Exercise objective = Exclude the pictures and return every line exactly as written.
◆ ◆ ◆ ◆ ◆ ◆ ◆
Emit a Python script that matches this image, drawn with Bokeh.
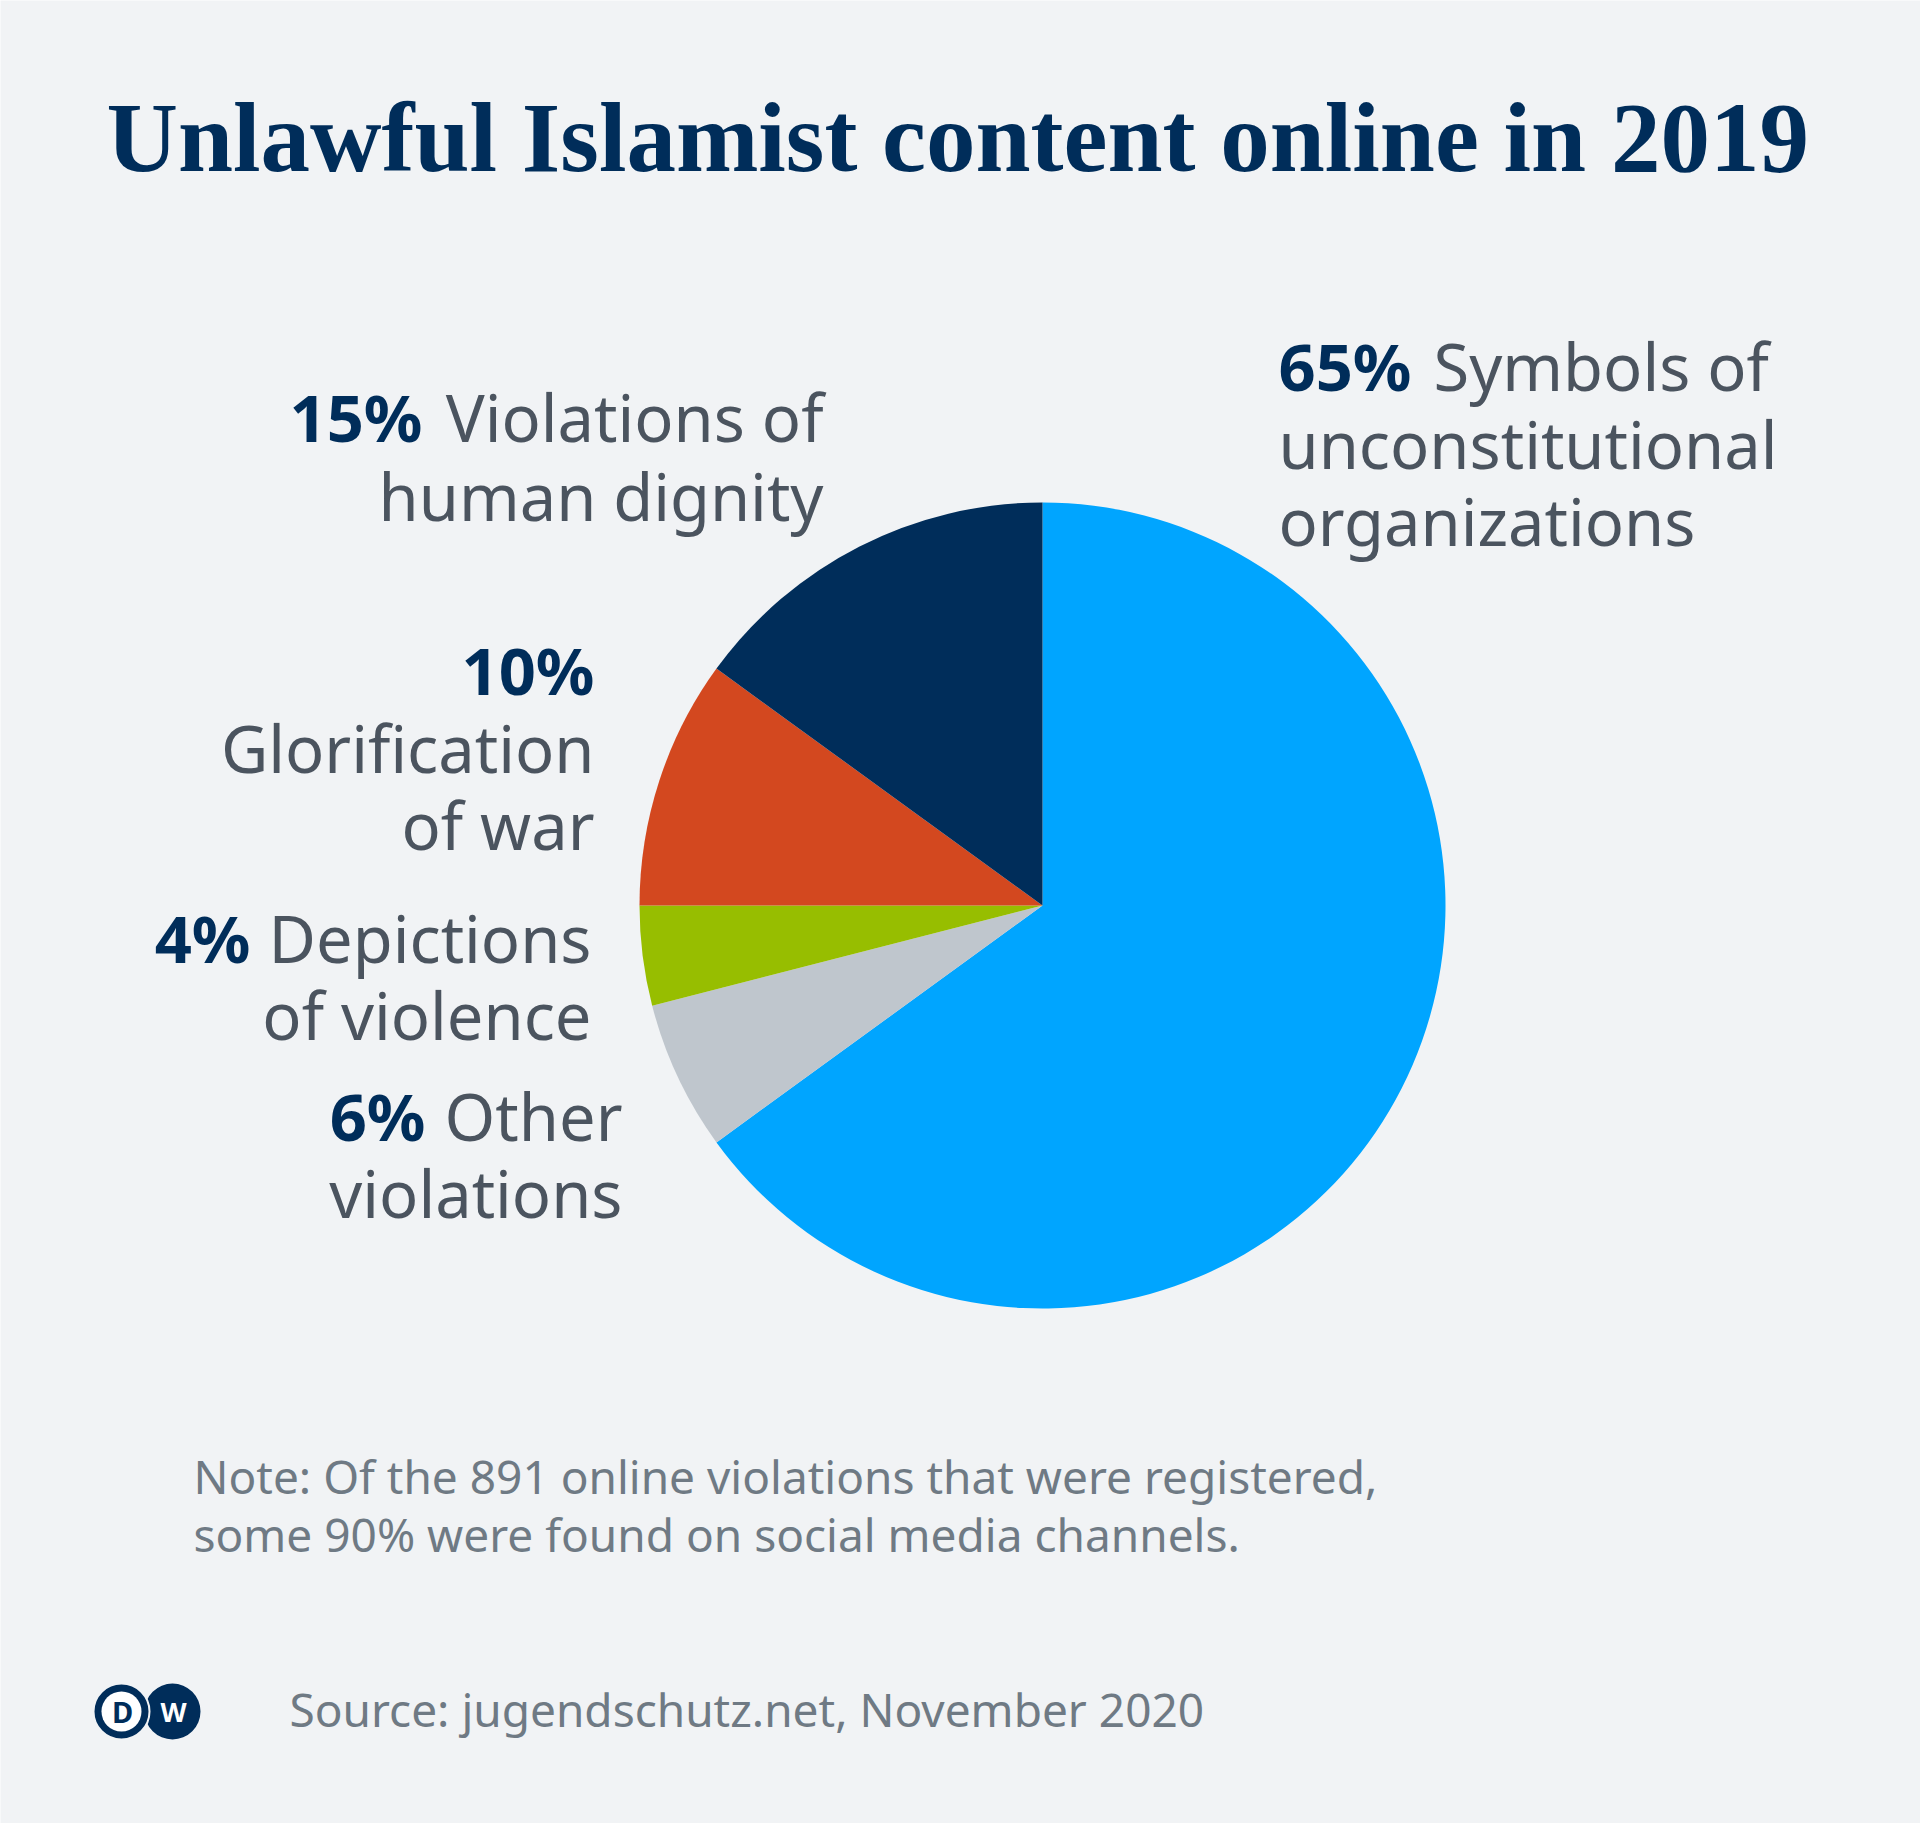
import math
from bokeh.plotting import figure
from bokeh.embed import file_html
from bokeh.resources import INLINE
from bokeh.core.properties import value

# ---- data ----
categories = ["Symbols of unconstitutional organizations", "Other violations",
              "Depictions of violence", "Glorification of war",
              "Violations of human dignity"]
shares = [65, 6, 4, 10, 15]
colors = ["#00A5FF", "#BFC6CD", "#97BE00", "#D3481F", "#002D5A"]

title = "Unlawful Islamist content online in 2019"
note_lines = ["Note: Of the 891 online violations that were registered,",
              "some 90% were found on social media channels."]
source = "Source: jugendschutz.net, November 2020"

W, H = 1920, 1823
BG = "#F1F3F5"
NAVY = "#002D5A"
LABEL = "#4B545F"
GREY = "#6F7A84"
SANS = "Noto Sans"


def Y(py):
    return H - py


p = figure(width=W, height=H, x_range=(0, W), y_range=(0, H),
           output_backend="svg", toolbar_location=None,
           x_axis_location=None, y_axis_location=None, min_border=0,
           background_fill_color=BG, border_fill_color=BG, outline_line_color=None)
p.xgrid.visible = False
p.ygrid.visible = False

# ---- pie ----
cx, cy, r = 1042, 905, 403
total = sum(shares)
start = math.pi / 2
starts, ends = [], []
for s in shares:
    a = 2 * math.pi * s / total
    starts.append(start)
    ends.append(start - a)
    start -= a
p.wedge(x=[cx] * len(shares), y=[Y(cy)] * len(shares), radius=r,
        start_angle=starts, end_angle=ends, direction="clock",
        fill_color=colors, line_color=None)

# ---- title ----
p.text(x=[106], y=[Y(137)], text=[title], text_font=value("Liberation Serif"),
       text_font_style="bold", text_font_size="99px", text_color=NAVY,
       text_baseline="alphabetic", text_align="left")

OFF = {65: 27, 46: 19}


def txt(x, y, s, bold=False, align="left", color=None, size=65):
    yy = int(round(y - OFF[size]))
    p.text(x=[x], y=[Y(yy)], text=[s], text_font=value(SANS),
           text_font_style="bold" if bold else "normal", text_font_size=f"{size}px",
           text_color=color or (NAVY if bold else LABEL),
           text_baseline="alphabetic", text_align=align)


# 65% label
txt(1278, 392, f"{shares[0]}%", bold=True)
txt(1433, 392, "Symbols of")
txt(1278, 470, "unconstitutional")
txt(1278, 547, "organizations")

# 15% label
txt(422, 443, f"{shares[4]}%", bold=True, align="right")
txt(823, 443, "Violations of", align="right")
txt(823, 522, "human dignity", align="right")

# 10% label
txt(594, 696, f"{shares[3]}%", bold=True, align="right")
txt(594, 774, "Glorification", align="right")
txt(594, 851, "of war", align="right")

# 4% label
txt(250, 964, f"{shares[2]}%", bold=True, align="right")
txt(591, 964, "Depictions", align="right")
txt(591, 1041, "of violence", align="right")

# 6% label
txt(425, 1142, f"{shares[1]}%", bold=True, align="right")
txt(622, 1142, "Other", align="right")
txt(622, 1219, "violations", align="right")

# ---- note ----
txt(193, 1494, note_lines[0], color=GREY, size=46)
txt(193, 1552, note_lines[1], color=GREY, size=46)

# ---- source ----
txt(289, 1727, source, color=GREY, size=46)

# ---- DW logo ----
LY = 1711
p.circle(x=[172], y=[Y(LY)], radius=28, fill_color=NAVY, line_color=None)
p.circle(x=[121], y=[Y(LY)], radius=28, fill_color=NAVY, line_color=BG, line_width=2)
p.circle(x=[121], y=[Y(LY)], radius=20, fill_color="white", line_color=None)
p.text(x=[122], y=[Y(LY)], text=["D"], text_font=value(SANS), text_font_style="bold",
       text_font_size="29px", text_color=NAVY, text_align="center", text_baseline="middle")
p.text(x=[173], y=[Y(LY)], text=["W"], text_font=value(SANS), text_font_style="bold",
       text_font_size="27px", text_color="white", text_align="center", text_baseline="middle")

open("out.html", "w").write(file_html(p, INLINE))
◆ ◆ ◆ ◆ ◆ ◆ ◆
Output of the exercise =
Emit a Python script that matches this image, drawn with Bokeh.
import math
from bokeh.plotting import figure
from bokeh.embed import file_html
from bokeh.resources import INLINE
from bokeh.core.properties import value

# ---- data ----
categories = ["Symbols of unconstitutional organizations", "Other violations",
              "Depictions of violence", "Glorification of war",
              "Violations of human dignity"]
shares = [65, 6, 4, 10, 15]
colors = ["#00A5FF", "#BFC6CD", "#97BE00", "#D3481F", "#002D5A"]

title = "Unlawful Islamist content online in 2019"
note_lines = ["Note: Of the 891 online violations that were registered,",
              "some 90% were found on social media channels."]
source = "Source: jugendschutz.net, November 2020"

W, H = 1920, 1823
BG = "#F1F3F5"
NAVY = "#002D5A"
LABEL = "#4B545F"
GREY = "#6F7A84"
SANS = "Noto Sans"


def Y(py):
    return H - py


p = figure(width=W, height=H, x_range=(0, W), y_range=(0, H),
           output_backend="svg", toolbar_location=None,
           x_axis_location=None, y_axis_location=None, min_border=0,
           background_fill_color=BG, border_fill_color=BG, outline_line_color=None)
p.xgrid.visible = False
p.ygrid.visible = False

# ---- pie ----
cx, cy, r = 1042, 905, 403
total = sum(shares)
start = math.pi / 2
starts, ends = [], []
for s in shares:
    a = 2 * math.pi * s / total
    starts.append(start)
    ends.append(start - a)
    start -= a
p.wedge(x=[cx] * len(shares), y=[Y(cy)] * len(shares), radius=r,
        start_angle=starts, end_angle=ends, direction="clock",
        fill_color=colors, line_color=None)

# ---- title ----
p.text(x=[106], y=[Y(137)], text=[title], text_font=value("Liberation Serif"),
       text_font_style="bold", text_font_size="99px", text_color=NAVY,
       text_baseline="alphabetic", text_align="left")

OFF = {65: 27, 46: 19}


def txt(x, y, s, bold=False, align="left", color=None, size=65):
    yy = int(round(y - OFF[size]))
    p.text(x=[x], y=[Y(yy)], text=[s], text_font=value(SANS),
           text_font_style="bold" if bold else "normal", text_font_size=f"{size}px",
           text_color=color or (NAVY if bold else LABEL),
           text_baseline="alphabetic", text_align=align)


# 65% label
txt(1278, 392, f"{shares[0]}%", bold=True)
txt(1433, 392, "Symbols of")
txt(1278, 470, "unconstitutional")
txt(1278, 547, "organizations")

# 15% label
txt(422, 443, f"{shares[4]}%", bold=True, align="right")
txt(823, 443, "Violations of", align="right")
txt(823, 522, "human dignity", align="right")

# 10% label
txt(594, 696, f"{shares[3]}%", bold=True, align="right")
txt(594, 774, "Glorification", align="right")
txt(594, 851, "of war", align="right")

# 4% label
txt(250, 964, f"{shares[2]}%", bold=True, align="right")
txt(591, 964, "Depictions", align="right")
txt(591, 1041, "of violence", align="right")

# 6% label
txt(425, 1142, f"{shares[1]}%", bold=True, align="right")
txt(622, 1142, "Other", align="right")
txt(622, 1219, "violations", align="right")

# ---- note ----
txt(193, 1494, note_lines[0], color=GREY, size=46)
txt(193, 1552, note_lines[1], color=GREY, size=46)

# ---- source ----
txt(289, 1727, source, color=GREY, size=46)

# ---- DW logo ----
LY = 1711
p.circle(x=[172], y=[Y(LY)], radius=28, fill_color=NAVY, line_color=None)
p.circle(x=[121], y=[Y(LY)], radius=28, fill_color=NAVY, line_color=BG, line_width=2)
p.circle(x=[121], y=[Y(LY)], radius=20, fill_color="white", line_color=None)
p.text(x=[122], y=[Y(LY)], text=["D"], text_font=value(SANS), text_font_style="bold",
       text_font_size="29px", text_color=NAVY, text_align="center", text_baseline="middle")
p.text(x=[173], y=[Y(LY)], text=["W"], text_font=value(SANS), text_font_style="bold",
       text_font_size="27px", text_color="white", text_align="center", text_baseline="middle")

open("out.html", "w").write(file_html(p, INLINE))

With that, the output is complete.